## TASK STATEMENT
Can you write out all the lines word for word, with no pictures?
═════ SOURCE DATA ═════
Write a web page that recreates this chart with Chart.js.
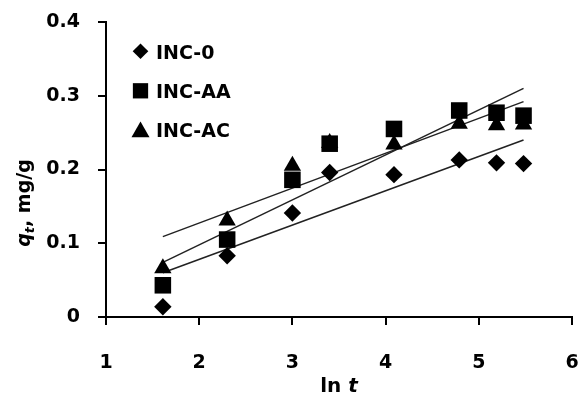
<!DOCTYPE html>
<html><head><meta charset="utf-8">
<script src="https://cdn.jsdelivr.net/npm/chart.js@4/dist/chart.umd.min.js"></script>
<style>html,body{margin:0;padding:0;background:#fff}</style>
</head><body>
<canvas id="c" width="578" height="398"></canvas>
<script>
// ---- data ----
const lnT   = [1.61, 2.30, 3.00, 3.40, 4.09, 4.79, 5.19, 5.48];
const inc0  = [0.014, 0.083, 0.141, 0.196, 0.193, 0.213, 0.209, 0.208];
const incAA = [0.043, 0.105, 0.186, 0.235, 0.255, 0.280, 0.277, 0.273];
const incAC = [0.066, 0.131, 0.205, 0.236, 0.234, 0.262, 0.260, 0.261];
const fitX   = [1.61, 5.48];
const fit0   = [0.060, 0.240];
const fitAA  = [0.074, 0.310];
const fitAC  = [0.109, 0.292];
const seriesNames = ['INC-0', 'INC-AA', 'INC-AC'];
const xTicks = [1, 2, 3, 4, 5, 6];
const yTicks = [0, 0.1, 0.2, 0.3, 0.4];

const FONT = "'DejaVu Sans', sans-serif";
const pts = (xs, ys) => xs.map((x, i) => ({x, y: ys[i]}));

const fitStyle = {type: 'line', borderColor: '#222', borderWidth: 1.5, pointRadius: 0, fill: false, showLine: true};

const markers = [
  {style: 'rectRot', r: 8.7, lr: 7.8},
  {style: 'rect', r: 11.7, lr: 10.8},
  {style: 'triangle', r: 10, lr: 10.4}
];

function drawMarker(ctx, style, x, y, r) {
  ctx.beginPath();
  if (style === 'rectRot') {
    ctx.moveTo(x, y - r); ctx.lineTo(x + r, y); ctx.lineTo(x, y + r); ctx.lineTo(x - r, y);
  } else if (style === 'rect') {
    const h = r * Math.SQRT1_2; ctx.rect(x - h, y - h, 2 * h, 2 * h);
  } else {
    ctx.moveTo(x, y - r);
    ctx.lineTo(x + r * Math.sin(2 * Math.PI / 3), y - r * Math.cos(2 * Math.PI / 3));
    ctx.lineTo(x + r * Math.sin(4 * Math.PI / 3), y - r * Math.cos(4 * Math.PI / 3));
  }
  ctx.closePath(); ctx.fillStyle = '#000'; ctx.fill();
}

const decor = {
  id: 'decor',
  afterDraw(chart) {
    const ctx = chart.ctx;
    const area = chart.chartArea;
    ctx.save();
    // legend inside plot area
    const legY = [59, 98, 137];
    const legMY = [51.3, 90.8, 132];
    seriesNames.forEach((n, i) => {
      drawMarker(ctx, markers[i].style, 140.5, legMY[i], markers[i].lr);
      ctx.fillStyle = '#000';
      ctx.font = 'bold 19px ' + FONT;
      ctx.textAlign = 'left'; ctx.textBaseline = 'alphabetic';
      ctx.fillText(n, 156, legY[i]);
    });
    // x title: ln t
    const p1 = 'ln ', p2 = 't';
    ctx.font = 'bold 20px ' + FONT; const w1 = ctx.measureText(p1).width;
    ctx.font = 'italic bold 20px ' + FONT; const w2 = ctx.measureText(p2).width;
    let sx = (area.left + area.right) / 2 - (w1 + w2) / 2;
    ctx.textAlign = 'left'; ctx.textBaseline = 'alphabetic';
    ctx.font = 'bold 20px ' + FONT; ctx.fillText(p1, sx, 392);
    ctx.font = 'italic bold 20px ' + FONT; ctx.fillText(p2, sx + w1, 392);
    // y title: q_t, mg/g
    const parts = [
      {t: 'q', f: 'italic bold 19px ' + FONT, dy: 0},
      {t: 't', f: 'italic bold 13px ' + FONT, dy: 4},
      {t: ', mg/g', f: 'bold 19px ' + FONT, dy: 0}
    ];
    let tw = 0;
    parts.forEach(p => { ctx.font = p.f; p.w = ctx.measureText(p.t).width; tw += p.w; });
    ctx.translate(30, 203); ctx.rotate(-Math.PI / 2);
    let lx = -tw / 2;
    parts.forEach(p => { ctx.font = p.f; ctx.fillText(p.t, lx, p.dy); lx += p.w; });
    ctx.restore();
  }
};

new Chart(document.getElementById('c'), {
  type: 'scatter',
  data: {
    datasets: [
      {label: seriesNames[0], data: pts(lnT, inc0), pointStyle: markers[0].style, pointRadius: markers[0].r, backgroundColor: '#000', borderColor: '#000', borderWidth: 0, showLine: false},
      {label: seriesNames[1], data: pts(lnT, incAA), pointStyle: markers[1].style, pointRadius: markers[1].r, backgroundColor: '#000', borderColor: '#000', borderWidth: 0, showLine: false},
      {label: seriesNames[2], data: pts(lnT, incAC), pointStyle: markers[2].style, pointRadius: markers[2].r, backgroundColor: '#000', borderColor: '#000', borderWidth: 0, showLine: false},
      Object.assign({label: 'fit INC-0', data: pts(fitX, fit0)}, fitStyle),
      Object.assign({label: 'fit INC-AA', data: pts(fitX, fitAA)}, fitStyle),
      Object.assign({label: 'fit INC-AC', data: pts(fitX, fitAC)}, fitStyle)
    ]
  },
  options: {
    responsive: false,
    animation: false,
    layout: {autoPadding: false, padding: {top: 22, right: 6, left: 0, bottom: 0}},
    plugins: {legend: {display: false}, tooltip: {enabled: false}},
    scales: {
      x: {
        type: 'linear', min: xTicks[0], max: xTicks[xTicks.length - 1],
        afterBuildTicks: s => { s.ticks = xTicks.map(v => ({value: v})); },
        afterFit: s => { s.height = 81; s.paddingLeft = 0; s.paddingRight = 0; },
        border: {display: true, color: '#000', width: 2},
        grid: {display: true, drawOnChartArea: false, drawTicks: true, tickLength: 8, color: '#000', lineWidth: 2},
        ticks: {color: '#000', font: {family: FONT, size: 19, weight: 'bold'}, padding: 27, maxRotation: 0}
      },
      y: {
        type: 'linear', min: yTicks[0], max: yTicks[yTicks.length - 1],
        afterBuildTicks: s => { s.ticks = yTicks.map(v => ({value: v})); },
        afterFit: s => { s.width = 106; s.paddingTop = 0; s.paddingBottom = 0; },
        border: {display: true, color: '#000', width: 2},
        grid: {display: true, drawOnChartArea: false, drawTicks: true, tickLength: 8, color: '#000', lineWidth: 2},
        ticks: {color: '#000', font: {family: FONT, size: 19, weight: 'bold'}, padding: 18,
          callback: v => String(Math.round(v * 10) / 10)}
      }
    }
  },
  plugins: [decor]
});
</script>
</body></html>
═════
## TASK ANSWER
Write a web page that recreates this chart with Chart.js.
<!DOCTYPE html>
<html><head><meta charset="utf-8">
<script src="https://cdn.jsdelivr.net/npm/chart.js@4/dist/chart.umd.min.js"></script>
<style>html,body{margin:0;padding:0;background:#fff}</style>
</head><body>
<canvas id="c" width="578" height="398"></canvas>
<script>
// ---- data ----
const lnT   = [1.61, 2.30, 3.00, 3.40, 4.09, 4.79, 5.19, 5.48];
const inc0  = [0.014, 0.083, 0.141, 0.196, 0.193, 0.213, 0.209, 0.208];
const incAA = [0.043, 0.105, 0.186, 0.235, 0.255, 0.280, 0.277, 0.273];
const incAC = [0.066, 0.131, 0.205, 0.236, 0.234, 0.262, 0.260, 0.261];
const fitX   = [1.61, 5.48];
const fit0   = [0.060, 0.240];
const fitAA  = [0.074, 0.310];
const fitAC  = [0.109, 0.292];
const seriesNames = ['INC-0', 'INC-AA', 'INC-AC'];
const xTicks = [1, 2, 3, 4, 5, 6];
const yTicks = [0, 0.1, 0.2, 0.3, 0.4];

const FONT = "'DejaVu Sans', sans-serif";
const pts = (xs, ys) => xs.map((x, i) => ({x, y: ys[i]}));

const fitStyle = {type: 'line', borderColor: '#222', borderWidth: 1.5, pointRadius: 0, fill: false, showLine: true};

const markers = [
  {style: 'rectRot', r: 8.7, lr: 7.8},
  {style: 'rect', r: 11.7, lr: 10.8},
  {style: 'triangle', r: 10, lr: 10.4}
];

function drawMarker(ctx, style, x, y, r) {
  ctx.beginPath();
  if (style === 'rectRot') {
    ctx.moveTo(x, y - r); ctx.lineTo(x + r, y); ctx.lineTo(x, y + r); ctx.lineTo(x - r, y);
  } else if (style === 'rect') {
    const h = r * Math.SQRT1_2; ctx.rect(x - h, y - h, 2 * h, 2 * h);
  } else {
    ctx.moveTo(x, y - r);
    ctx.lineTo(x + r * Math.sin(2 * Math.PI / 3), y - r * Math.cos(2 * Math.PI / 3));
    ctx.lineTo(x + r * Math.sin(4 * Math.PI / 3), y - r * Math.cos(4 * Math.PI / 3));
  }
  ctx.closePath(); ctx.fillStyle = '#000'; ctx.fill();
}

const decor = {
  id: 'decor',
  afterDraw(chart) {
    const ctx = chart.ctx;
    const area = chart.chartArea;
    ctx.save();
    // legend inside plot area
    const legY = [59, 98, 137];
    const legMY = [51.3, 90.8, 132];
    seriesNames.forEach((n, i) => {
      drawMarker(ctx, markers[i].style, 140.5, legMY[i], markers[i].lr);
      ctx.fillStyle = '#000';
      ctx.font = 'bold 19px ' + FONT;
      ctx.textAlign = 'left'; ctx.textBaseline = 'alphabetic';
      ctx.fillText(n, 156, legY[i]);
    });
    // x title: ln t
    const p1 = 'ln ', p2 = 't';
    ctx.font = 'bold 20px ' + FONT; const w1 = ctx.measureText(p1).width;
    ctx.font = 'italic bold 20px ' + FONT; const w2 = ctx.measureText(p2).width;
    let sx = (area.left + area.right) / 2 - (w1 + w2) / 2;
    ctx.textAlign = 'left'; ctx.textBaseline = 'alphabetic';
    ctx.font = 'bold 20px ' + FONT; ctx.fillText(p1, sx, 392);
    ctx.font = 'italic bold 20px ' + FONT; ctx.fillText(p2, sx + w1, 392);
    // y title: q_t, mg/g
    const parts = [
      {t: 'q', f: 'italic bold 19px ' + FONT, dy: 0},
      {t: 't', f: 'italic bold 13px ' + FONT, dy: 4},
      {t: ', mg/g', f: 'bold 19px ' + FONT, dy: 0}
    ];
    let tw = 0;
    parts.forEach(p => { ctx.font = p.f; p.w = ctx.measureText(p.t).width; tw += p.w; });
    ctx.translate(30, 203); ctx.rotate(-Math.PI / 2);
    let lx = -tw / 2;
    parts.forEach(p => { ctx.font = p.f; ctx.fillText(p.t, lx, p.dy); lx += p.w; });
    ctx.restore();
  }
};

new Chart(document.getElementById('c'), {
  type: 'scatter',
  data: {
    datasets: [
      {label: seriesNames[0], data: pts(lnT, inc0), pointStyle: markers[0].style, pointRadius: markers[0].r, backgroundColor: '#000', borderColor: '#000', borderWidth: 0, showLine: false},
      {label: seriesNames[1], data: pts(lnT, incAA), pointStyle: markers[1].style, pointRadius: markers[1].r, backgroundColor: '#000', borderColor: '#000', borderWidth: 0, showLine: false},
      {label: seriesNames[2], data: pts(lnT, incAC), pointStyle: markers[2].style, pointRadius: markers[2].r, backgroundColor: '#000', borderColor: '#000', borderWidth: 0, showLine: false},
      Object.assign({label: 'fit INC-0', data: pts(fitX, fit0)}, fitStyle),
      Object.assign({label: 'fit INC-AA', data: pts(fitX, fitAA)}, fitStyle),
      Object.assign({label: 'fit INC-AC', data: pts(fitX, fitAC)}, fitStyle)
    ]
  },
  options: {
    responsive: false,
    animation: false,
    layout: {autoPadding: false, padding: {top: 22, right: 6, left: 0, bottom: 0}},
    plugins: {legend: {display: false}, tooltip: {enabled: false}},
    scales: {
      x: {
        type: 'linear', min: xTicks[0], max: xTicks[xTicks.length - 1],
        afterBuildTicks: s => { s.ticks = xTicks.map(v => ({value: v})); },
        afterFit: s => { s.height = 81; s.paddingLeft = 0; s.paddingRight = 0; },
        border: {display: true, color: '#000', width: 2},
        grid: {display: true, drawOnChartArea: false, drawTicks: true, tickLength: 8, color: '#000', lineWidth: 2},
        ticks: {color: '#000', font: {family: FONT, size: 19, weight: 'bold'}, padding: 27, maxRotation: 0}
      },
      y: {
        type: 'linear', min: yTicks[0], max: yTicks[yTicks.length - 1],
        afterBuildTicks: s => { s.ticks = yTicks.map(v => ({value: v})); },
        afterFit: s => { s.width = 106; s.paddingTop = 0; s.paddingBottom = 0; },
        border: {display: true, color: '#000', width: 2},
        grid: {display: true, drawOnChartArea: false, drawTicks: true, tickLength: 8, color: '#000', lineWidth: 2},
        ticks: {color: '#000', font: {family: FONT, size: 19, weight: 'bold'}, padding: 18,
          callback: v => String(Math.round(v * 10) / 10)}
      }
    }
  },
  plugins: [decor]
});
</script>
</body></html>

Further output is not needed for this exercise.